INSTRUCTION: Across the listing below, how many lines hold "this"? Reply with the number by itself.

Charts and diagrams as code:
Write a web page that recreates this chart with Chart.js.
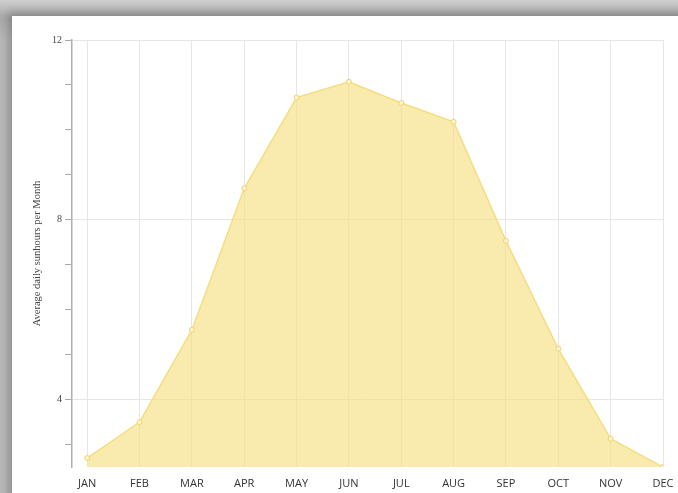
<!DOCTYPE html>
<html>
<head>
<meta charset="utf-8">
<script src="https://cdn.jsdelivr.net/npm/chart.js@4.4.1/dist/chart.umd.min.js"></script>
<style>
  html, body { margin: 0; padding: 0; }
  body {
    width: 678px; height: 493px; overflow: hidden;
    background: linear-gradient(#cfcfcf, #a9a9a9 18px, #b8b8b8 40px);
    position: relative;
  }
  #card {
    position: absolute; left: 12px; top: 16px; width: 700px; height: 520px;
    background: #fff;
    box-shadow: -2px -2px 8px 2px rgba(0,0,0,0.22);
  }
  #wrap { position: absolute; left: 0; top: 0; width: 678px; height: 493px; }
</style>
</head>
<body>
<div id="card"></div>
<div id="wrap"><canvas id="chart"></canvas></div>
<script>
// --- Data ---
const months = ['JAN', 'FEB', 'MAR', 'APR', 'MAY', 'JUN', 'JUL', 'AUG', 'SEP', 'OCT', 'NOV', 'DEC'];
const sunHours = [2.7, 3.5, 5.55, 8.7, 10.72, 11.07, 10.6, 10.18, 7.53, 5.13, 3.13, 2.5];
const yLabelled = [4, 8, 12];

const points = sunHours.map((v, i) => ({ x: i, y: v }));

const ctx = document.getElementById('chart').getContext('2d');
new Chart(ctx, {
    type: 'line',
    data: {
        datasets: [{
            data: points,
            fill: 'start',
            backgroundColor: 'rgba(246,222,125,0.62)',
            borderColor: 'rgba(244,220,125,0.95)',
            borderWidth: 1.5,
            pointRadius: 2.5,
            pointBackgroundColor: '#fbf3d2',
            pointBorderColor: 'rgba(240,212,110,1)',
            pointBorderWidth: 1,
            tension: 0
        }]
    },
    options: {
        responsive: true,
        maintainAspectRatio: false,
        animation: false,
        layout: { padding: { left: 31, top: 40, right: 15, bottom: 0 } },
        plugins: { legend: { display: false }, tooltip: { enabled: false } },
        scales: {
            x: {
                type: 'linear',
                min: -0.29,
                max: 11,
                afterBuildTicks: (axis) => {
                    axis.ticks = months.map((m, i) => ({ value: i }));
                },
                afterFit: (axis) => {
                    axis.height = 26;
                    axis.paddingLeft = 0;
                    axis.paddingRight = 0;
                },
                border: { display: false },
                grid: { color: '#e6e6ea', lineWidth: 1, drawTicks: false },
                ticks: {
                    padding: 10,
                    color: '#333',
                    font: { family: 'Open Sans', size: 11 },
                    maxRotation: 0,
                    autoSkip: false,
                    callback: (v) => months[v] || ''
                }
            },
            y: {
                min: 2.5,
                max: 12,
                afterBuildTicks: (axis) => {
                    const t = [];
                    for (let v = 3; v <= 12; v++) t.push({ value: v });
                    axis.ticks = t;
                },
                afterFit: (axis) => { axis.width = 41; },
                border: { color: '#b0b0b0', width: 1.5 },
                grid: {
                    color: (c) => yLabelled.includes(c.tick && c.tick.value) ? '#e6e6e6' : 'rgba(0,0,0,0)',
                    tickColor: '#aaa',
                    tickLength: 7
                },
                ticks: {
                    padding: 3,
                    color: '#444',
                    font: { family: 'Liberation Serif', size: 10 },
                    callback: (v) => yLabelled.includes(v) ? String(v) : ''
                },
                title: {
                    display: true,
                    text: 'Average daily sunhours per Month',
                    color: '#444',
                    font: { family: 'Liberation Serif', size: 10.5 },
                    padding: { top: 0, bottom: 0 }
                }
            }
        }
    }
});
</script>
</body>
</html>
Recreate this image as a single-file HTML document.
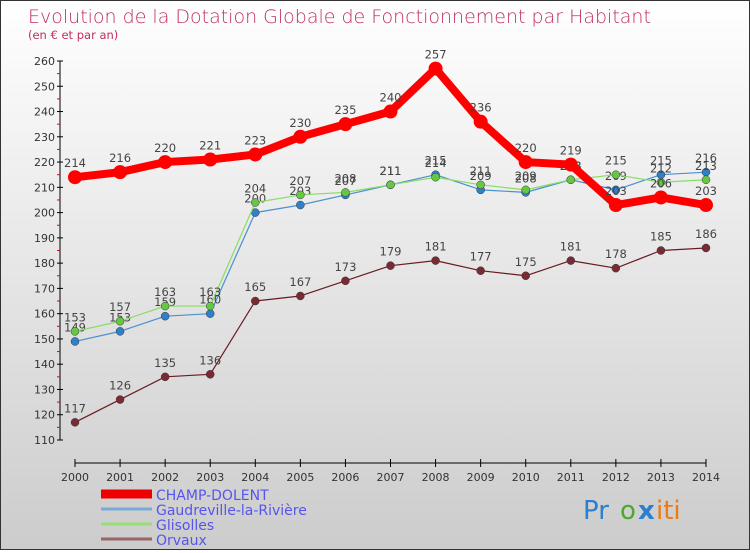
<!DOCTYPE html>
<html><head><meta charset="utf-8"><style>
html,body{margin:0;padding:0}
body{width:750px;height:550px;overflow:hidden;font-family:"DejaVu Sans","Liberation Sans",sans-serif}
#c{position:absolute;left:0;top:0;width:748px;height:548px;border:1px solid #333;background:linear-gradient(#ffffff,#cccccc)}
</style></head><body>
<div id="c">
<svg id="s" width="748" height="548" xmlns="http://www.w3.org/2000/svg">
<text x="27" y="22" font-size="19" fill="#c0305a" font-family="DejaVu Sans,sans-serif" style="font-weight:200">Evolution de la Dotation Globale de Fonctionnement par Habitant</text>
<text x="27" y="38" font-size="11.5" fill="#c0305a">(en € et par an)</text>
<g id="axes"></g><g id="series"></g><g id="legend"></g>
<g font-family="DejaVu Sans,sans-serif" font-size="26">
<text x="582" y="518" fill="#2a7fd0">Pr</text><text x="619" y="518" fill="#4aaa30">o</text><text x="637" y="518" fill="#2a7fd0" font-weight="bold">x</text><text x="655" y="518" fill="#f07a10">iti</text>
</g>
</svg></div>
<script>
const years=[2000,2001,2002,2003,2004,2005,2006,2007,2008,2009,2010,2011,2012,2013,2014];
const yTicks=[110,120,130,140,150,160,170,180,190,200,210,220,230,240,250,260];
const champ=[214,216,220,221,223,230,235,240,257,236,220,219,203,206,203];
const gaud=[149,153,159,160,200,203,207,211,215,209,208,213,209,215,216];
const glis=[153,157,163,163,204,207,208,211,214,211,209,213,215,212,213];
const orv=[117,126,135,136,165,167,173,179,181,177,175,181,178,185,186];
const names=["CHAMP-DOLENT","Gaudreville-la-Rivière","Glisolles","Orvaux"];
const NS="http://www.w3.org/2000/svg";
const X=i=>74+i*(631/14);
const Y=v=>439-(v-110)*(379/150);
function mk(p,t,a){const e=document.createElementNS(NS,t);for(const k in a)e.setAttribute(k,a[k]);p.appendChild(e);return e;}
const ax=document.getElementById('axes');
let l=mk(ax,'line',{x1:59,y1:Y(260),x2:59,y2:Y(110),stroke:'#000'});

yTicks.forEach(v=>{
 mk(ax,'line',{x1:56,x2:62,y1:Y(v),y2:Y(v),stroke:'#000'});
 if(v<260)mk(ax,'line',{x1:56,x2:59,y1:Y(v+5),y2:Y(v+5),stroke:'#e00'});
 const t=mk(ax,'text',{x:54,y:Y(v)+4,'text-anchor':'end','font-size':11,fill:'#333'});
 t.textContent=v;
});
l=mk(ax,'line',{x1:X(0),y1:462,x2:X(14),y2:462,stroke:'#000'});

years.forEach((y,i)=>{
 mk(ax,'line',{x1:X(i),x2:X(i),y1:458,y2:466,stroke:'#000'});
 const t=mk(ax,'text',{x:X(i),y:480,'text-anchor':'middle','font-size':11,fill:'#333'});
 t.textContent=y;
});
const sg=document.getElementById('series');
const defs=[[orv,'#6b1a20','#7a2a30',1.2,4,'orvaux'],[gaud,'#4a90d0','#3080c8',1.2,4,'gaudreville'],[glis,'#88dd66','#66c840',1.2,4,'glisolles'],[champ,'#ff0000','#ff0000',8,7,'champ-dolent']];
defs.forEach(d=>{
 const g=mk(sg,'g',{});
 
 const p=mk(g,'polyline',{points:d[0].map((v,i)=>X(i)+','+Y(v)).join(' '),fill:'none',stroke:d[1],'stroke-width':d[3],'stroke-linejoin':'round'});
 
 d[0].forEach((v,i)=>{
  const c=mk(g,'circle',{cx:X(i),cy:Y(v),r:d[4],fill:d[2],stroke:d[3]>2?'none':'#334','stroke-width':0.5});
  
  const t=mk(g,'text',{x:X(i),y:Y(v)-10,'text-anchor':'middle','font-size':11.5,fill:'#444'});
  t.textContent=v;
 });
});
const lg=document.getElementById('legend');
const lc=['#ee0000','#7aaad8','#99dd77','#996666'],lw=[9,3,3,3];
names.forEach((n,i)=>{
 const y=492+i*15;
 const g=mk(lg,'g',{});
 mk(g,'line',{x1:100,x2:151,y1:y+1,y2:y+1,stroke:lc[i],'stroke-width':lw[i]});
 const t=mk(g,'text',{x:155,y:y+7,'font-size':14,fill:'#5555ee'});t.textContent=n;
 
});
</script>
</body></html>
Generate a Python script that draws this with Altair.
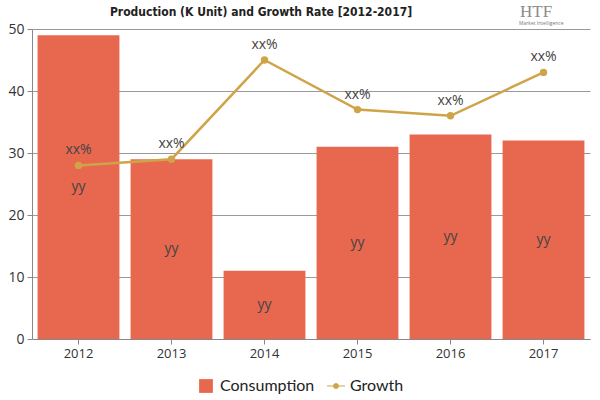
import altair as alt
import pandas as pd

years = ["2012", "2013", "2014", "2015", "2016", "2017"]
consumption = [49, 29, 11, 31, 33, 32]
growth = [28, 29, 45, 37, 36, 43]
bar_labels = ["yy"] * 6
growth_labels = ["xx%"] * 6

series_names = ["Consumption", "Growth"]
series_colors = ["#E8684F", "#CFA448"]
title_text = "Production (K Unit) and Growth Rate [2012-2017]"

bars_df = pd.DataFrame({"year": years, "value": consumption, "series": "Consumption", "label": bar_labels})
line_df = pd.DataFrame({"year": years, "value": growth, "series": "Growth", "label": growth_labels})
legend_df = pd.concat([bars_df, line_df])

FONT = "Open Sans"

x_enc = alt.X("year:N", title=None, sort=years,
              scale=alt.Scale(paddingInner=0.12, paddingOuter=0.06),
              axis=alt.Axis(labelAngle=0, labelFontSize=13, labelColor="#333", labelFont=FONT,
                            domainColor="#888", tickColor="#888", tickSize=5, labelPadding=3, grid=False))
y_enc = alt.Y("value:Q", title=None,
              scale=alt.Scale(domain=[0, 50], nice=False),
              axis=alt.Axis(values=[0, 10, 20, 30, 40, 50], labelFontSize=14, labelColor="#333", labelFont=FONT,
                            domainColor="#888", tickColor="#888", tickSize=5, labelPadding=3,
                            grid=True, gridColor="#999", gridWidth=1))
color_scale = alt.Scale(domain=series_names, range=series_colors)
color_enc = alt.Color("series:N", scale=color_scale, title=None,
                      legend=alt.Legend(orient="none", direction="horizontal", legendX=166, legendY=349,
                                        symbolOpacity=1, symbolSize=190, symbolStrokeWidth=0,
                                        labelFontSize=16, labelColor="#222", labelFont="Lato",
                                        columnPadding=12, labelOffset=6))

line_symbol = ("M-1.3,-0.09L1.3,-0.09L1.3,0.09L-1.3,0.09Z "
               "M0.44,0L0.38,0.22L0.22,0.38L0,0.44L-0.22,0.38L-0.38,0.22L-0.44,0L-0.38,-0.22L-0.22,-0.38L0,-0.44L0.22,-0.38L0.38,-0.22Z")

bars = alt.Chart(bars_df).mark_bar().encode(x=x_enc, y=y_enc, color=color_enc)

bar_text = alt.Chart(bars_df).transform_calculate(mid="datum.value / 2").mark_text(
    fontSize=14, color="#444", font=FONT
).encode(x=alt.X("year:N", sort=years), y=alt.Y("mid:Q"), text="label:N")

line = alt.Chart(line_df).mark_line(strokeWidth=2.5).encode(
    x=alt.X("year:N", sort=years), y="value:Q", color=color_enc)
pts = alt.Chart(line_df).mark_circle(size=55, opacity=1).encode(
    x=alt.X("year:N", sort=years), y="value:Q", color=color_enc)
line_text = alt.Chart(line_df).mark_text(fontSize=14, color="#444", font=FONT, dy=-15).encode(
    x=alt.X("year:N", sort=years), y="value:Q", text="label:N")

legend_layer = alt.Chart(legend_df).transform_filter("false").mark_point(filled=True, opacity=1).encode(
    x=alt.X("year:N", sort=years), y="value:Q",
    color=color_enc,
    shape=alt.Shape("series:N", scale=alt.Scale(domain=series_names, range=["square", line_symbol]),
                    title=None),
)

title = alt.Chart(pd.DataFrame({"t": [title_text]})).mark_text(
    font="DejaVu Sans Condensed", fontSize=12, fontWeight="bold", color="#222", align="center"
).encode(x=alt.value(229), y=alt.value(-17), text="t:N")

logo = alt.Chart(pd.DataFrame({"t": ["HTF"]})).mark_text(
    font="Liberation Serif", fontSize=17, color="#8a8a8a", align="left"
).encode(x=alt.value(488), y=alt.value(-17), text="t:N")
logo2 = alt.Chart(pd.DataFrame({"t": ["Market Intelligence"]})).mark_text(
    font=FONT, fontSize=5, color="#777", align="left"
).encode(x=alt.value(487), y=alt.value(-6), text="t:N")

chart = alt.layer(bars, bar_text, line, pts, line_text, legend_layer, title, logo, logo2).properties(
    width=558, height=310,
    autosize=alt.AutoSizeParams(type="none"),
    padding={"left": 32, "top": 29, "right": 10, "bottom": 61},
).configure_view(stroke=None)

chart.save("out.html", embed_options={"renderer": "svg", "actions": False})
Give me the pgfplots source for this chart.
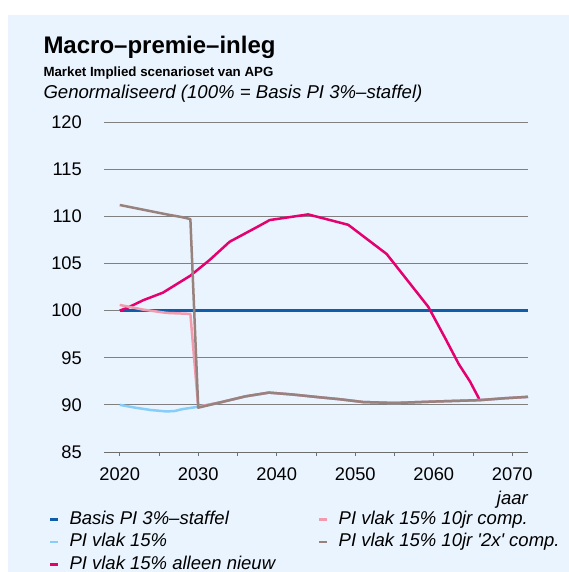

TASK RESPONSE: 4